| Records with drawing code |
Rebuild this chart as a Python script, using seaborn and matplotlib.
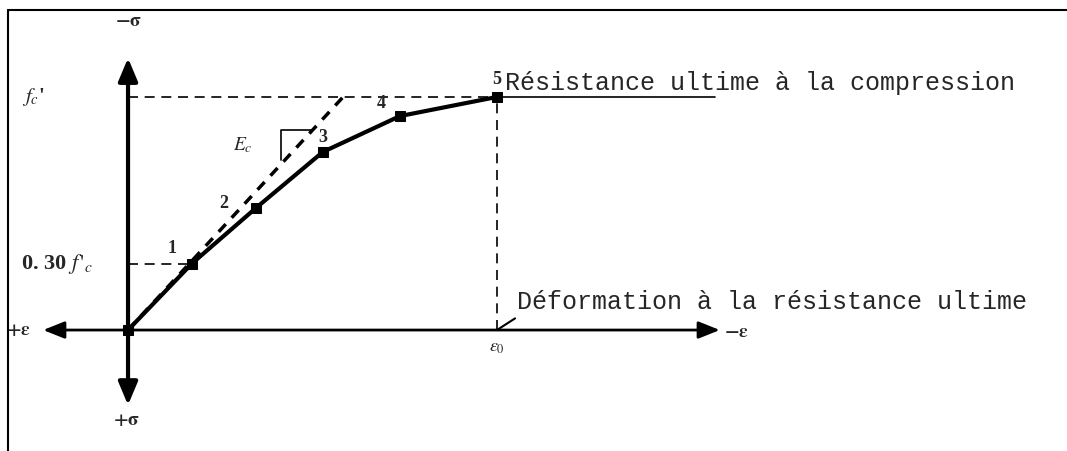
import numpy as np
import pandas as pd
import seaborn as sns
import matplotlib.pyplot as plt
from matplotlib.lines import Line2D

# stress-strain curve, strain in units of eps0, stress in units of f'c
strain = [0.0, 0.173, 0.347, 0.528, 0.737, 1.0]
stress = [0.0, 0.285, 0.524, 0.764, 0.918, 1.0]
point_names = ["", "1", "2", "3", "4", "5"]

# initial tangent (Ec)
tangent_strain = [0.0, 0.583]
tangent_stress = [0.0, 1.0]

fc = 1.0
eps0 = 1.0

label_top = "Résistance ultime à la compression"
label_eps0 = "Déformation à la résistance ultime"

sns.set_style("white")
plt.rcParams['font.family'] = ['Liberation Serif', 'DejaVu Serif']
plt.rcParams['mathtext.fontset'] = 'stix'

fig = plt.figure(figsize=(10.67, 4.51), dpi=100)
ax = fig.add_axes([0, 0, 1, 1])

# frame of the page
fig.add_artist(Line2D([8/1067, 8/1067], [0, 1 - 10/451], transform=fig.transFigure, color='k', lw=1.5))
fig.add_artist(Line2D([8/1067, 1], [1 - 10/451, 1 - 10/451], transform=fig.transFigure, color='k', lw=1.5))

# axes with arrows
arr_v = dict(arrowstyle="-|>,head_length=1.0,head_width=0.42", color='k', lw=3, mutation_scale=14, shrinkA=0, shrinkB=0)
arr_h = dict(arrowstyle="-|>,head_length=1.0,head_width=0.4", color='k', lw=2, mutation_scale=13, shrinkA=0, shrinkB=0)
ax.annotate("", xy=(0, 1.167), xytext=(0, 0), arrowprops=arr_v)
ax.annotate("", xy=(0, -0.322), xytext=(0, 0), arrowprops=arr_v)
ax.annotate("", xy=(-0.23, 0), xytext=(0, 0), arrowprops=arr_h)
ax.annotate("", xy=(1.604, 0), xytext=(0, 0), arrowprops=arr_h)

# reference lines
dash = (0, (6, 4))
ax.plot([0, eps0], [fc, fc], color='k', lw=1.2, ls=dash)
ax.plot([eps0, 1.591], [fc, fc], color='k', lw=1.2)
ax.plot([eps0, eps0], [0, fc], color='k', lw=1.2, ls=dash)
ax.plot([0, strain[1]], [stress[1], stress[1]], color='k', lw=1.2, ls=dash)
ax.plot([eps0, 1.049], [0, 0.05], color='k', lw=1.5)

# tangent line + slope triangle
ax.plot(tangent_strain, tangent_stress, color='k', lw=2.5, ls=(0, (3, 2.5)))
ax.plot([0.415, 0.415, 0.501], [0.730, 0.858, 0.858], color='k', lw=1.2)

# the curve
df = pd.DataFrame({'strain': strain, 'stress': stress})
sns.lineplot(data=df, x='strain', y='stress', ax=ax, color='k', lw=3, marker='s',
             markersize=7, markeredgecolor='k', sort=False, estimator=None)
ax.set_xlim(-0.347, 2.545)
ax.set_ylim(-0.519, 1.416)
ax.axis('off')

offsets = [(0, 0), (-0.054, 0.066), (-0.087, 0.021), (0.0, 0.06), (-0.051, 0.052), (0.0, 0.073)]
for sx, sy, name, (dx, dy) in zip(strain, stress, point_names, offsets):
    if name:
        ax.text(sx + dx, sy + dy, name, ha='center', va='center', fontsize=13, fontweight='bold')

# axis labels
ax.text(0, 1.322, r"$\mathbf{-\sigma}$", ha='center', va='center', fontsize=14)
ax.text(-0.005, -0.386, r"$\mathbf{+\sigma}$", ha='center', va='center', fontsize=14)
ax.text(-0.298, 0, r"$\mathbf{+\varepsilon}$", ha='center', va='center', fontsize=14)
ax.text(1.65, -0.01, r"$\mathbf{-\varepsilon}$", ha='center', va='center', fontsize=14)
ax.text(-0.257, fc, r"$f_c$'", ha='center', va='center', fontsize=15, fontweight='bold')
ax.text(-0.192, stress[1], r"0. 30 $f\,'_c$", ha='center', va='center', fontsize=16, fontweight='bold')
ax.text(eps0, -0.077, r"$\varepsilon_0$", ha='center', va='center', fontsize=13)
ax.text(0.312, 0.794, r"$E_c$", ha='center', va='center', fontsize=14)

ax.text(1.022, 1.06, label_top, ha='left', va='center', fontsize=18, family='Liberation Mono')
ax.text(1.054, 0.12, label_eps0, ha='left', va='center', fontsize=18, family='Liberation Mono')

fig.savefig("out.png", dpi=100)
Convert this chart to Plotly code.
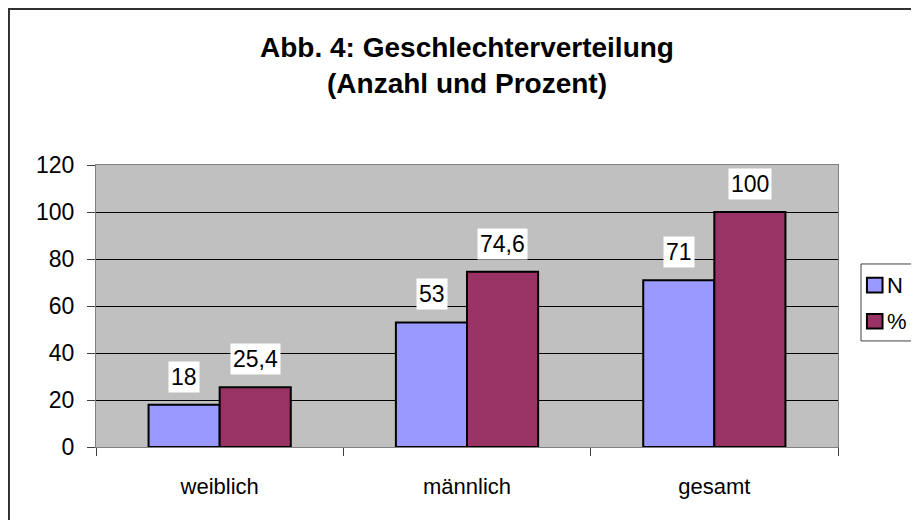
import plotly.graph_objects as go

categories = ["weiblich", "männlich", "gesamt"]
n_values = [18, 53, 71]
pct_values = [25.4, 74.6, 100]
series_names = ["N", "%"]
y_ticks = [0, 20, 40, 60, 80, 100, 120]

colors = ["#9999FF", "#993366"]
font_family = "Arial, Liberation Sans, sans-serif"

fig = go.Figure()
for name, vals, col in zip(series_names, [n_values, pct_values], colors):
    fig.add_trace(
        go.Bar(
            x=categories,
            y=vals,
            name=name,
            marker=dict(color=col, line=dict(color="black", width=2)),
            showlegend=False,
        )
    )

# data labels with white boxes, like the old Excel look
bar_px = 71
for i, vals in enumerate([n_values, pct_values]):
    shift = (-bar_px / 2) if i == 0 else (bar_px / 2)
    for cat, v in zip(categories, vals):
        fig.add_annotation(
            x=cat,
            y=v,
            text=str(v).replace(".", ","),
            showarrow=False,
            xshift=shift,
            yshift=12,
            yanchor="bottom",
            bgcolor="white",
            borderpad=2,
            font=dict(size=23, color="black", family=font_family),
        )

# outer chart border (cut off at right/bottom in the reference)
fig.add_shape(
    type="rect", xref="paper", yref="paper",
    x0=-0.1173, x1=1.3, y0=-0.6, y1=1.553,
    line=dict(color="#303030", width=2),
    fillcolor="rgba(0,0,0,0)", layer="below",
)

# Excel-style legend box (also clipped at the right edge)
fig.add_shape(
    type="rect", xref="paper", yref="paper",
    x0=1.031, x1=1.2, y0=0.376, y1=0.649,
    line=dict(color="#404040", width=1),
    fillcolor="white",
)
for k, (name, col) in enumerate(zip(series_names, colors)):
    yc = 0.574 - k * 0.128
    fig.add_shape(
        type="rect", xref="paper", yref="paper",
        x0=1.039, x1=1.060, y0=yc - 0.026, y1=yc + 0.026,
        line=dict(color="black", width=2),
        fillcolor=col,
    )
    fig.add_annotation(
        x=1.064, y=yc, xref="paper", yref="paper",
        text=name, showarrow=False, xanchor="left", yanchor="middle",
        font=dict(size=22, color="black", family=font_family),
    )

fig.update_layout(
    width=919,
    height=520,
    paper_bgcolor="white",
    plot_bgcolor="#C0C0C0",
    font=dict(family=font_family, size=22, color="black"),
    title=dict(
        text="<b>Abb. 4: Geschlechterverteilung<br>(Anzahl und Prozent)</b>",
        x=0.5,
        xref="paper",
        xanchor="center",
        y=1 - 49 / 520,
        yref="container",
        yanchor="top",
        font=dict(size=28, family=font_family, color="black"),
    ),
    barmode="group",
    bargap=0.425,
    bargroupgap=0,
    margin=dict(l=88, r=89, t=157, b=81, autoexpand=False),
    showlegend=False,
)

fig.update_yaxes(
    range=[0, 120],
    tickvals=y_ticks,
    showgrid=True,
    gridcolor="black",
    gridwidth=1,
    zeroline=True,
    zerolinecolor="black",
    zerolinewidth=1,
    showline=True,
    linecolor="#808080",
    linewidth=1,
    mirror=True,
    ticks="outside",
    ticklen=8,
    tickcolor="#404040",
    ticklabelstandoff=8,
    tickfont=dict(size=23),
)
fig.update_xaxes(
    showline=True,
    linecolor="#808080",
    linewidth=1,
    mirror=True,
    ticks="outside",
    tickson="boundaries",
    ticklen=8,
    tickcolor="#404040",
    ticklabelstandoff=20,
    tickfont=dict(size=22),
)

fig.write_html("out.html")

| INSTRUCTION |
Locate each line containing the string "seaborn" and show it.

| EXPECTED OUTPUT |
Rebuild this chart as a Python script, using seaborn and matplotlib.
import seaborn as sns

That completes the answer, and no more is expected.